What do we offer them? At the Koltsovo airport there is now an information desk where you can pick up tourist maps and calendars of local events. In the summers that same desk can be found at the Ekaterinburg railway station. All our printed materials come with a scannable QR code that will immediately take you to a website or mobile app where you can see tours and routes.

In addition to the information that potential tourists can find in major logistics centers, we also stage professional exhibits with presentations about the tourism potential of the Sverdlovsk region. The Greater Urals International Tourism Forum was a key event associated with conventions and exhibitions in the region.

- How many tourists can the Sverdlovsk region accommodate?

- The traffic from our neighboring regions could potentially amount to three or four million people each year. The Sverdlovsk region enjoys a favorable geographical position. Residents from Yugra, Yamal, and the Tyumen region all pass through this area. Thirty to forty years ago many people left to go work up north, and now every summer they drive back down to visit family in Tatarstan and Bashkiria. And that's the traffic we need to "snag."

We know perfectly well that the Sverdlovsk region will never become a huge tourist destination like Turkey or Egypt. But tourism is a powerful economic and political tool that can help create infrastructure in towns that today have no industrial facilities or companies that can act as major local employers. Their only hope is to contribute in some way to the development of their economies by exploiting their own local history, natural attractions, and arts-and-crafts resources.
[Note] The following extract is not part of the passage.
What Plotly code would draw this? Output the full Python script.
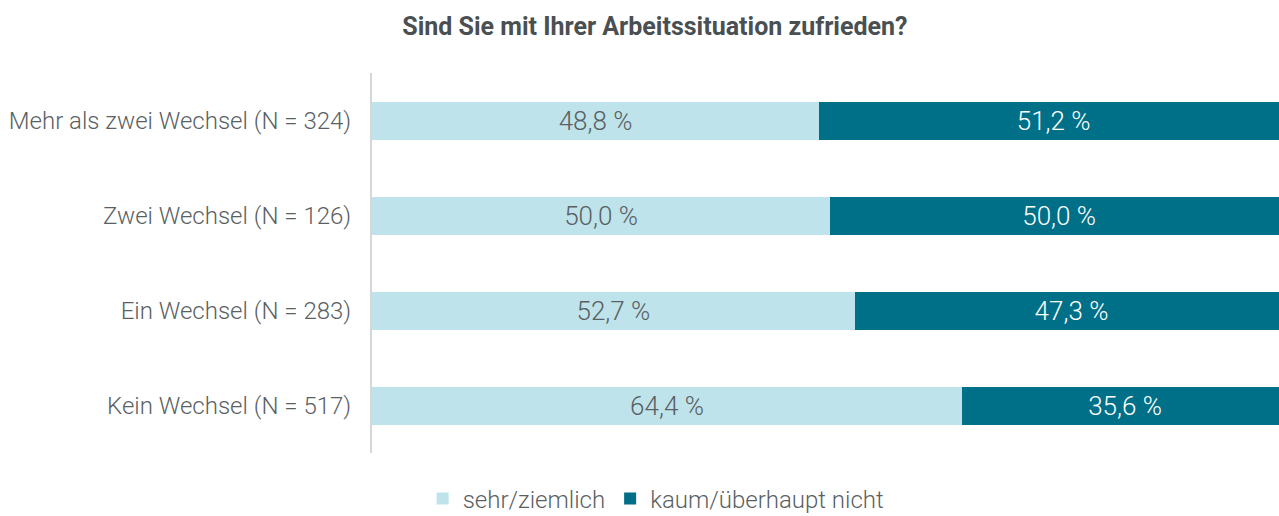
import plotly.graph_objects as go

categories = [
    "Kein Wechsel (N = 517)",
    "Ein Wechsel (N = 283)",
    "Zwei Wechsel (N = 126)",
    "Mehr als zwei Wechsel (N = 324)",
]
zufrieden = [64.4, 52.7, 50.0, 48.8]
unzufrieden = [35.6, 47.3, 50.0, 51.2]
series_names = ["sehr/ziemlich", "kaum/überhaupt nicht"]

FONT = "Roboto"
TEXT = "#5a5f63"

def fmt(v):
    return f"{v:.1f}".replace(".", ",") + " %"

fig = go.Figure()
fig.add_trace(go.Bar(
    y=categories, x=zufrieden, orientation="h", name=series_names[0],
    marker=dict(color="#bee3ea", line=dict(width=0)),
    text=[fmt(v) for v in zufrieden], textposition="inside",
    insidetextanchor="middle",
    textfont=dict(family=FONT, size=26, color="#5a5f63", weight=300),
))
fig.add_trace(go.Bar(
    y=categories, x=unzufrieden, orientation="h", name=series_names[1],
    marker=dict(color="#006f88", line=dict(width=0)),
    text=[fmt(v) for v in unzufrieden], textposition="inside",
    insidetextanchor="middle",
    textfont=dict(family=FONT, size=26, color="white", weight=300),
))

fig.update_layout(
    barmode="stack",
    bargap=0.6,
    width=1279, height=516,
    margin=dict(l=372, r=0, t=73, b=63, autoexpand=False),
    plot_bgcolor="white", paper_bgcolor="white",
    font=dict(family=FONT, color=TEXT, size=24, weight=300),
    title=dict(text="<b>Sind Sie mit Ihrer Arbeitssituation zufrieden?</b>",
               x=0.512, xanchor="center", y=0.95, yanchor="middle",
               font=dict(family=FONT, size=25, color="#4a4f52")),
    xaxis=dict(range=[0, 99.0], visible=False, fixedrange=True),
    yaxis=dict(showline=True, linecolor="#d6d6d6", linewidth=2,
               ticks="", ticklabelstandoff=14, automargin=False,
               tickfont=dict(family=FONT, size=24, color=TEXT, weight=300),
               showgrid=False),
    legend=dict(orientation="h", xref="container", yref="container",
                x=0.513, xanchor="center", y=0.033, yanchor="middle",
                font=dict(family=FONT, size=24, color=TEXT, weight=300),
                itemwidth=30, traceorder="normal"),
    uniformtext=dict(mode=False),
)

fig.write_html("out.html")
Today the development of tourism in the region has to be viewed from the standpoint of its capacity to improve the quality of life for people in Sverdlovsk.

- What is being done to attract investors to a city with a weak economy?

- In order to give the business community a clear understanding of where to invest their money, we developed the "Jewel Ring of the Urals" project. The Ministry of the Economy in the Sverdlovsk region has created a project that brings together eight cities in the region. The route stretches for 635 kilometers.

In this way we have identified municipalities that, by partnering with the project, should be able to provide investors with attractive terms. This includes the development of infrastructure, informational support, product promotion, and a legal and regulatory framework.

This is very complex work and so it's good that the development of tourism has been turned over to the Ministry of the Economy in the Sverdlovsk region, because they have the majority of the tools to support small and medium-sized businesses.